WHAT YOU WILL DO | Could the lines from the start of the data through the line with "const pts = arr" be set down exactly, with no pictures among them?

DATA LINES |
--------------------------------

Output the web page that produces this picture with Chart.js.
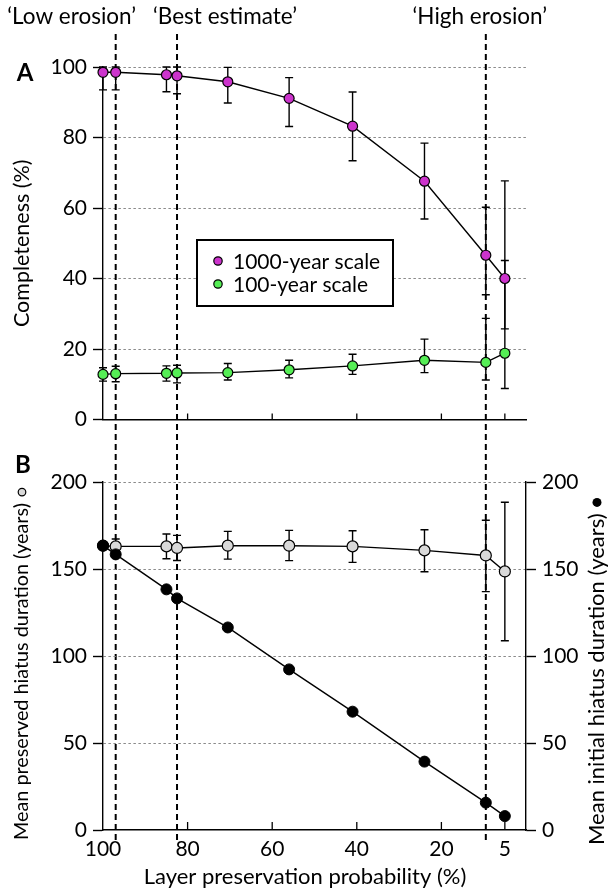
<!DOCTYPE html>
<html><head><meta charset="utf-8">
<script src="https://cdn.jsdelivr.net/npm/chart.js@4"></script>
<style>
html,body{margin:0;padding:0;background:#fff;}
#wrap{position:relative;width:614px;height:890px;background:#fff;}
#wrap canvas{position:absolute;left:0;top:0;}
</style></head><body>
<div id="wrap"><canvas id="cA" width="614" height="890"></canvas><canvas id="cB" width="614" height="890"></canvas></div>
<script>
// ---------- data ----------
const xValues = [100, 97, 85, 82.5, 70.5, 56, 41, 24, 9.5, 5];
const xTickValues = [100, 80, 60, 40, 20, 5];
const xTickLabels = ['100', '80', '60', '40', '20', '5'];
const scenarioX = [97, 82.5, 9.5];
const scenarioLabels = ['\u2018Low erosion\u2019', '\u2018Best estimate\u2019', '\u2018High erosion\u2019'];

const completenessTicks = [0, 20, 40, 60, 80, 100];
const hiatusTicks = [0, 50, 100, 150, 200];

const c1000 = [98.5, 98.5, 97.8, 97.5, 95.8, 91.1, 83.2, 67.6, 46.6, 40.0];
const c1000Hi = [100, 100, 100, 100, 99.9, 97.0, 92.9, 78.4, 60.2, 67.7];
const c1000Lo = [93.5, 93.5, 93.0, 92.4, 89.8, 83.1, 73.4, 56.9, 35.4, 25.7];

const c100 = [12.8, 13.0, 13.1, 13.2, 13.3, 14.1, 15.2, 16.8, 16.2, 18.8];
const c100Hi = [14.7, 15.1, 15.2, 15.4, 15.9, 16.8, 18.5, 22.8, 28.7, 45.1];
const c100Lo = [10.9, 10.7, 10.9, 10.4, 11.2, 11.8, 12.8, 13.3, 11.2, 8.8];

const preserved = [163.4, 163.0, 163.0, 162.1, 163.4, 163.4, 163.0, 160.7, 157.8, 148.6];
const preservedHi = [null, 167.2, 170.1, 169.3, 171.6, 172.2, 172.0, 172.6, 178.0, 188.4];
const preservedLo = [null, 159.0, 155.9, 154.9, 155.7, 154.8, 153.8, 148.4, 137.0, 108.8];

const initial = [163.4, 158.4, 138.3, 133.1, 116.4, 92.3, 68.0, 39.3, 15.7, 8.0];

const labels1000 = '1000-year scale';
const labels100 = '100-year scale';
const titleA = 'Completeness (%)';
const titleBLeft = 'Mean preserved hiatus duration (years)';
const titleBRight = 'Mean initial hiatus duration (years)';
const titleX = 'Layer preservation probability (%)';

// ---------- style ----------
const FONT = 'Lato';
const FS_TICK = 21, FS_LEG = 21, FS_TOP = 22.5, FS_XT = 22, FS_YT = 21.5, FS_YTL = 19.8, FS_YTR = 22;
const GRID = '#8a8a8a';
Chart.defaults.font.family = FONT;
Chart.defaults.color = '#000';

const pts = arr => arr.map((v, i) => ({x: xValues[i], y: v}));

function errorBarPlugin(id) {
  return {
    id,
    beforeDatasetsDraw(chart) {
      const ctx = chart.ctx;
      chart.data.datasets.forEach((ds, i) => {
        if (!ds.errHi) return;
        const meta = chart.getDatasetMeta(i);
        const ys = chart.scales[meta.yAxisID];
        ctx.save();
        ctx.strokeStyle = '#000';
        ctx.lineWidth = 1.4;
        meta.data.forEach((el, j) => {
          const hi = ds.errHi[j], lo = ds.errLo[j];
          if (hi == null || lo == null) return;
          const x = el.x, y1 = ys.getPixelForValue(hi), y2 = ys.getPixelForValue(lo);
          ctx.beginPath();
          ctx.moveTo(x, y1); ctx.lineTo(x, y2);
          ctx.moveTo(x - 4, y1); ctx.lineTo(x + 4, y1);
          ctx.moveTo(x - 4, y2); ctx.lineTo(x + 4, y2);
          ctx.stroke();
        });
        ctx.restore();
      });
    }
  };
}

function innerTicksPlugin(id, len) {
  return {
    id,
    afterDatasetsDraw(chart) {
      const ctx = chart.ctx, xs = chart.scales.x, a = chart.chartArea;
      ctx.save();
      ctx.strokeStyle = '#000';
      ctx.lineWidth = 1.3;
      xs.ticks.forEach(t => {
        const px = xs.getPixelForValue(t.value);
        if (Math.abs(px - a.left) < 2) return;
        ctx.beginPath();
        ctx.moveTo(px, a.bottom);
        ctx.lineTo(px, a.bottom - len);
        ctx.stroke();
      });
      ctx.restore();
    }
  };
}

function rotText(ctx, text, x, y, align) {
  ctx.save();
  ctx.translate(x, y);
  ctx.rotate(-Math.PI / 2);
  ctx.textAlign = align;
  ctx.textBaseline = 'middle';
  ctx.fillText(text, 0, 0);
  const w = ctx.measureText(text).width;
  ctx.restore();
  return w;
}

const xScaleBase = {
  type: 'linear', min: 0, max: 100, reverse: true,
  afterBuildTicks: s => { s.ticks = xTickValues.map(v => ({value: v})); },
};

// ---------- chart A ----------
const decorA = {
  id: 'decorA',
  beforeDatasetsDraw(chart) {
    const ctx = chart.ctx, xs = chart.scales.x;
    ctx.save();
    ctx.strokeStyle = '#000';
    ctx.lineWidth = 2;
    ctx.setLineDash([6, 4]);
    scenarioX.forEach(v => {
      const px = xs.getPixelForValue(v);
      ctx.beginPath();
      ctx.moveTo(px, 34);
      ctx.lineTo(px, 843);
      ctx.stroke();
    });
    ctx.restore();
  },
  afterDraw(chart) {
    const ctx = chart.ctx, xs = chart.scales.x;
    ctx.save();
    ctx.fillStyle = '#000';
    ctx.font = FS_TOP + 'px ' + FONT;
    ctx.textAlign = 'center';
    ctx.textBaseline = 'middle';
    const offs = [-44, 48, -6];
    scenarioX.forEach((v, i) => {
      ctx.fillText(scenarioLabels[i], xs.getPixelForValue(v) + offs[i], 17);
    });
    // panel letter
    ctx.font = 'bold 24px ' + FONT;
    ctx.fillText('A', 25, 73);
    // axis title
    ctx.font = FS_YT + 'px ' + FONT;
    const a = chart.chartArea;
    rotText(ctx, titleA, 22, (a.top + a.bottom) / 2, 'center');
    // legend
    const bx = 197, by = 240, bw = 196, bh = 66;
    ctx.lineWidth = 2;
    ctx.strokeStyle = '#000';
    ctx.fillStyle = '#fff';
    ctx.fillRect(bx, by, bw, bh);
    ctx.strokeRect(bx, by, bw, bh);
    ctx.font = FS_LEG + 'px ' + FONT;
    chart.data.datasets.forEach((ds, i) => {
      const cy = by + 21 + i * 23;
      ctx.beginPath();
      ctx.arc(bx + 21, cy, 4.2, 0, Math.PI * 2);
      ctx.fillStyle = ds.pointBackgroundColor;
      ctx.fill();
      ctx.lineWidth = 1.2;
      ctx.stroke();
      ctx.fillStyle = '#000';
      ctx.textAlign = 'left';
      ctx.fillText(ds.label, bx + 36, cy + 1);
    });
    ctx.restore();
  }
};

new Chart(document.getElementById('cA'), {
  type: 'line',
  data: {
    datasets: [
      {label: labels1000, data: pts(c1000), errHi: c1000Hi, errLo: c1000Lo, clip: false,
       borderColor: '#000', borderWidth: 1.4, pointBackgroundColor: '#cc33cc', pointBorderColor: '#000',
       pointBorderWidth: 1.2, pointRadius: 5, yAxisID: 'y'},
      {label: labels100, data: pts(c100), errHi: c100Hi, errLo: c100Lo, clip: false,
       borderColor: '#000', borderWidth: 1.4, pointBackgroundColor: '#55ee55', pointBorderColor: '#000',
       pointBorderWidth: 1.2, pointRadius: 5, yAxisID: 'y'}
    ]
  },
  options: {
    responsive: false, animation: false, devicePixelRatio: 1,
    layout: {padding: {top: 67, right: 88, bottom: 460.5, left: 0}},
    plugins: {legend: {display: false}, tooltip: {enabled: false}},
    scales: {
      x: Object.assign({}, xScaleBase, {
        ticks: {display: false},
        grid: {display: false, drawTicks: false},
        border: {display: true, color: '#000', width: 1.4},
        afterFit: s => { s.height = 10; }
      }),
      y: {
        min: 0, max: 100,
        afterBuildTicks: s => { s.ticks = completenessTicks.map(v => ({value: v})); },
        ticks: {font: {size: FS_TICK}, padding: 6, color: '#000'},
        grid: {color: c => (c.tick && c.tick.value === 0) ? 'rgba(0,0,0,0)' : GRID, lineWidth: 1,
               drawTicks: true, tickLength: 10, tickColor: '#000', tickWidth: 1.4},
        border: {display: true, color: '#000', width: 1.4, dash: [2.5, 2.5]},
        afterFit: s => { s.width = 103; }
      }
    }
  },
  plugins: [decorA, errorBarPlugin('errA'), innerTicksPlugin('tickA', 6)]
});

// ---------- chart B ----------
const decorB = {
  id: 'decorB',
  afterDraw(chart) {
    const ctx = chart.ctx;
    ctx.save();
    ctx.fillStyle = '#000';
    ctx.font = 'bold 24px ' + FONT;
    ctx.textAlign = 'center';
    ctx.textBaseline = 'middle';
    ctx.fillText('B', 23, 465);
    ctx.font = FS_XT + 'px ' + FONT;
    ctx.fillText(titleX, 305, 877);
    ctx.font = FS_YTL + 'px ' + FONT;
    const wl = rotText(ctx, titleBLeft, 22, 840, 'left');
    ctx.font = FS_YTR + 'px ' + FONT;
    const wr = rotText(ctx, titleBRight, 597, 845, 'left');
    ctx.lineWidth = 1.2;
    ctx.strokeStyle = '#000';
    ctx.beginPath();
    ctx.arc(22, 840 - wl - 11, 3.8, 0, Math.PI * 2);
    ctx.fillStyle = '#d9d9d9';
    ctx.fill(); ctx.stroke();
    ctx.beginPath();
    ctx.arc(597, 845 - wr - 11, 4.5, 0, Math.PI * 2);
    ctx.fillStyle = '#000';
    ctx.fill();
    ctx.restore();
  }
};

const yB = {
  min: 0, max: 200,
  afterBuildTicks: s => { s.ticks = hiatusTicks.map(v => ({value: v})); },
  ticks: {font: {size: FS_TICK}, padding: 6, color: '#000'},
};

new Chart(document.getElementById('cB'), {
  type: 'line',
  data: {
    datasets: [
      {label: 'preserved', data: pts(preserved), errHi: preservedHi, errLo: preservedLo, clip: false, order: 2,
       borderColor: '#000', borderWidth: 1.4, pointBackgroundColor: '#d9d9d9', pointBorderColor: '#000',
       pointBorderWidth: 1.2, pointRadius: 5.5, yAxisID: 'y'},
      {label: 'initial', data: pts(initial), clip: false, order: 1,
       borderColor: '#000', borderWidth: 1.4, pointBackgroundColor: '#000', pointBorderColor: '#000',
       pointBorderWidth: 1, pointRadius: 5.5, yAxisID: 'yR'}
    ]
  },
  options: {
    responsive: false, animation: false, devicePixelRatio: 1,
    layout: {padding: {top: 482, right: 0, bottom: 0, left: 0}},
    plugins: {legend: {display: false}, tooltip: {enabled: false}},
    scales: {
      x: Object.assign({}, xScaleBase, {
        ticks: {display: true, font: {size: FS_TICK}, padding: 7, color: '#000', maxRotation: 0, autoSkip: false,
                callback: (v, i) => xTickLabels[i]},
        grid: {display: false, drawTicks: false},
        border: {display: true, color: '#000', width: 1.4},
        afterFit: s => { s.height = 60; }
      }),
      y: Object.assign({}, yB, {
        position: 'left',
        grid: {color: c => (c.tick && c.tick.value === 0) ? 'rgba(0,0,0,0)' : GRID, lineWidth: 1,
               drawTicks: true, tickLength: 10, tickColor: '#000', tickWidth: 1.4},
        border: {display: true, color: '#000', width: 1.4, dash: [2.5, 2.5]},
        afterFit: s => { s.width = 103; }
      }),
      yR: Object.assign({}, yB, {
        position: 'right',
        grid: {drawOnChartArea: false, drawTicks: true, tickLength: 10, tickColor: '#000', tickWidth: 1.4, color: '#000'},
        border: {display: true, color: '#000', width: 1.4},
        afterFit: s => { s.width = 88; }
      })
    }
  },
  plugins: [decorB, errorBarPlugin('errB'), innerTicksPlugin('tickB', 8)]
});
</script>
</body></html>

--------------------------------

ANSWER TO THE TASK |
Output the web page that produces this picture with Chart.js.
<!DOCTYPE html>
<html><head><meta charset="utf-8">
<script src="https://cdn.jsdelivr.net/npm/chart.js@4"></script>
<style>
html,body{margin:0;padding:0;background:#fff;}
#wrap{position:relative;width:614px;height:890px;background:#fff;}
#wrap canvas{position:absolute;left:0;top:0;}
</style></head><body>
<div id="wrap"><canvas id="cA" width="614" height="890"></canvas><canvas id="cB" width="614" height="890"></canvas></div>
<script>
// ---------- data ----------
const xValues = [100, 97, 85, 82.5, 70.5, 56, 41, 24, 9.5, 5];
const xTickValues = [100, 80, 60, 40, 20, 5];
const xTickLabels = ['100', '80', '60', '40', '20', '5'];
const scenarioX = [97, 82.5, 9.5];
const scenarioLabels = ['\u2018Low erosion\u2019', '\u2018Best estimate\u2019', '\u2018High erosion\u2019'];

const completenessTicks = [0, 20, 40, 60, 80, 100];
const hiatusTicks = [0, 50, 100, 150, 200];

const c1000 = [98.5, 98.5, 97.8, 97.5, 95.8, 91.1, 83.2, 67.6, 46.6, 40.0];
const c1000Hi = [100, 100, 100, 100, 99.9, 97.0, 92.9, 78.4, 60.2, 67.7];
const c1000Lo = [93.5, 93.5, 93.0, 92.4, 89.8, 83.1, 73.4, 56.9, 35.4, 25.7];

const c100 = [12.8, 13.0, 13.1, 13.2, 13.3, 14.1, 15.2, 16.8, 16.2, 18.8];
const c100Hi = [14.7, 15.1, 15.2, 15.4, 15.9, 16.8, 18.5, 22.8, 28.7, 45.1];
const c100Lo = [10.9, 10.7, 10.9, 10.4, 11.2, 11.8, 12.8, 13.3, 11.2, 8.8];

const preserved = [163.4, 163.0, 163.0, 162.1, 163.4, 163.4, 163.0, 160.7, 157.8, 148.6];
const preservedHi = [null, 167.2, 170.1, 169.3, 171.6, 172.2, 172.0, 172.6, 178.0, 188.4];
const preservedLo = [null, 159.0, 155.9, 154.9, 155.7, 154.8, 153.8, 148.4, 137.0, 108.8];

const initial = [163.4, 158.4, 138.3, 133.1, 116.4, 92.3, 68.0, 39.3, 15.7, 8.0];

const labels1000 = '1000-year scale';
const labels100 = '100-year scale';
const titleA = 'Completeness (%)';
const titleBLeft = 'Mean preserved hiatus duration (years)';
const titleBRight = 'Mean initial hiatus duration (years)';
const titleX = 'Layer preservation probability (%)';

// ---------- style ----------
const FONT = 'Lato';
const FS_TICK = 21, FS_LEG = 21, FS_TOP = 22.5, FS_XT = 22, FS_YT = 21.5, FS_YTL = 19.8, FS_YTR = 22;
const GRID = '#8a8a8a';
Chart.defaults.font.family = FONT;
Chart.defaults.color = '#000';

const pts = arr => arr.map((v, i) => ({x: xValues[i], y: v}));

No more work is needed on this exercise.